Miranda and Caliban

It is a lengthy process, but at every step of the way, Caliban is beside me. It is his arm on which I remember leaning when I take my first uncertain steps. It is his steady gaze that waits patiently while I search for the right words to come, and it is he who supplies them to the best of his ability when they do not.

Together, we become student and teacher alike as we learn and relearn the art of speech.

As for Ariel, the spirit makes himself scarce from my presence, and I am grateful for it.

When I have regained enough of my wits to understand what has befallen me, Papa tells me that he believes that I have suffered a seizure that caused bleeding in my brain, which governs and affects all aspects of the corpus. He says that because I am young and strong and healthy, he expects that with diligence and hard work, I shall make a full recovery.

He does not say why it happened and I do not ask. I wonder if the guilt that Papa feels for punishing me so harshly weighs as greatly on him as the guilt I feel for my profound disobedience.

Beyond that we do not speak of the incident in his sanctum, though it lies between us in all its mute horror.

Caliban does not speak of it either, but it seems to me that there is a different quality to his silence; a careful, waiting quality. It makes me fearful of what he might say if I question him about it, so I keep my counsel during the long months of my convalescence. I make progress in fits and starts, but slowly, slowly, all the broken parts of me heal.

I come to delight in ever so many things I took for granted before the incident: the quickness of my wits; the words that fall tripping from my tongue; the strength of my limbs; the dexterity of my hands and fingers. And Caliban … in all the goodness of his heart, Caliban delights with me.

It is an unseasonably warm day in the late autumn when I dare at last to break my silence on the matter.

We are sitting side by side in the kitchen garden with a large mound of acorns that Caliban has gathered. With his strong hands and coarse nails, he tackles the difficult chore of cracking and peeling them, while I grind their meal into flour in a mortar. It is tiresome work and the flour will need to be soaked many times over to leach out the bitterness, but the sun’s warmth is congenial and I am glad of Caliban’s company.
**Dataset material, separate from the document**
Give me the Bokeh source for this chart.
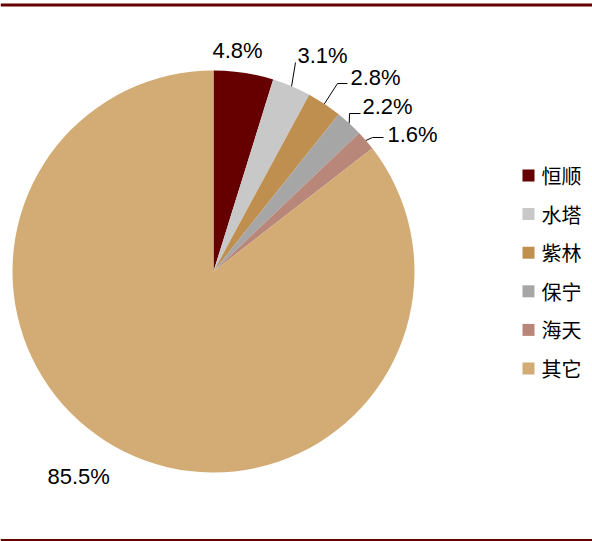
import numpy as np
from bokeh.plotting import figure
from bokeh.models import Range1d, ColumnDataSource
from bokeh.core.properties import value
from bokeh.embed import file_html
from bokeh.resources import INLINE

categories = ["恒顺", "水塔", "紫林", "保宁", "海天", "其它"]
shares = [4.8, 3.1, 2.8, 2.2, 1.6, 85.5]
labels = ["4.8%", "3.1%", "2.8%", "2.2%", "1.6%", "85.5%"]
colors = ["#660000", "#C8C8C8", "#BF8F4F", "#A6A6A6", "#B8877A", "#D3AB74"]

W, H = 592, 541
p = figure(width=W, height=H, output_backend="svg", toolbar_location=None,
           x_range=Range1d(0, W), y_range=Range1d(0, H), min_border=0)
p.axis.visible = False
p.grid.visible = False
p.outline_line_color = None
p.background_fill_color = "white"

def fy(py):
    return H - py

cx, cy, R = 213, fy(271), 201
vals = np.array(shares, dtype=float)
frac = vals / vals.sum()
cum = np.concatenate([[0], np.cumsum(frac)])
start = np.pi / 2 - 2 * np.pi * cum[:-1]
end = np.pi / 2 - 2 * np.pi * cum[1:]
mid = (start + end) / 2

src = ColumnDataSource(dict(start=start, end=end, color=colors))
p.wedge(x=cx, y=cy, radius=R, start_angle="start", end_angle="end",
        direction="clock", fill_color="color", line_color=None, source=src)

# leader lines for small slices (index 1..4)
elbows = {1: [(295, 62)], 2: [(337, 83), (347, 83)], 3: [(349, 113), (360, 113)], 4: [(372, 137), (383, 137)]}
for i, pts in elbows.items():
    xs = [cx + R * np.cos(mid[i])] + [a for a, b in pts]
    ys = [cy + R * np.sin(mid[i])] + [fy(b) for a, b in pts]
    p.line(xs, ys, line_color="black", line_width=1)

# value labels
lab_pos = [(212, 50), (297, 55), (350, 77), (362, 106), (387, 133.5), (47, 476)]
p.text(x=[a for a, b in lab_pos], y=[fy(b) for a, b in lab_pos], text=labels,
       text_font=value("Liberation Sans"), text_font_size="22px",
       text_align="left", text_baseline="middle", text_color="black")

# legend
leg_y = [fy(175 + 38.6 * i) for i in range(len(categories))]
p.rect(x=[528] * len(categories), y=leg_y, width=12, height=12,
       fill_color=colors, line_color=None)
p.text(x=[541] * len(categories), y=leg_y, text=categories,
       text_font=value("Noto Sans CJK SC"), text_font_size="20px",
       text_align="left", text_baseline="middle", text_color="black")

# top & bottom rules
p.line([0, W], [fy(4.5), fy(4.5)], line_color="#660000", line_width=3)
p.line([0, W], [fy(540), fy(540)], line_color="#660000", line_width=3)

open("out.html", "w").write(file_html(p, INLINE))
With my hands occupied and my gaze on the mass of acorn meal in my mortar, I find the courage to speak of it. “Caliban,” I say to him. “That day…” My voice betrays me and quivers. I will it to firmness. “The day when I was … stricken.” Out of the corner of my eye, I see his own hands go still.

“Yes?”

I clear my throat. “You know what happened, don’t you? You know … you know what I did?”

He bows his head over the acorn he is shelling, his hair hiding his eyes. “I know you did go into Master’s room.” His voice turns grim. “And I know Master did punish you for it and hurt you.”

“There was a thing.” I do not know what else to call it, but it is at once a painful and vast relief to speak of it at last. I lower the pestle and my hands trace a shape in the air. “A thing in a jar. Oh, Caliban! It was so pale and it looked so very sad. I think it was trying to speak to me. And I…”

“I know,” he murmurs.

“I caused it to fall!” The pent-up words flood from my mouth. “I broke it! There was glass, glass everywhere, and it … it died, Caliban! Right there on the floor! And Papa … Papa said…”

And then I am crying too hard to get the words out, great heaving sobs that wrack my body.

Caliban abandons his acorns and comes to stroke my hair, strands catching on his calloused skin. “I know,” he whispers to me. “I know, Miranda. Do not cry.”

At last the storm of my grief passes, leaving me limp and exhausted. I lean against Caliban, grateful for the solid warmth of his presence. “Papa said, ‘You’ve killed your mother all over again,’” I say in a dull voice. “But I do not know what he meant by it. Do you?”

He is silent for a moment. “The spirit had a name for the thing. He called it a…” He trips over the word. “A homunculus.”

“Ariel did?” I say.

Behind me, Caliban nods. “He said it was a thing that should never have been made. And that it was a mercy that it died.” He hesitates, lowering his voice. “I watched Master put it in the ground.”

“But why would Papa say what he did?” I say. “Why would he say I killed my mother?”

Caliban shifts away from me, his shoulders hunching. “I do not know what it is, this homunculus. I think it is something to do with your mother but it is nothing I understand.” His tone is careful. “But that Ariel, he did say another thing about your mother that day.”

I press him. “What?”

He looks at me, reluctance in his gaze. “The spirit did say that she died giving birth to you.”

There is a part of me that thinks it should not hurt as much as it does to hear these words; and yet it does.

I had a mother.

She is dead; and I am to blame. Fresh tears sting my eyes. My mother died giving birth to me. And I do not even understand how such a thing can be. I have seen many a newborn chick hatching from their shells, and no hen ever took harm from it.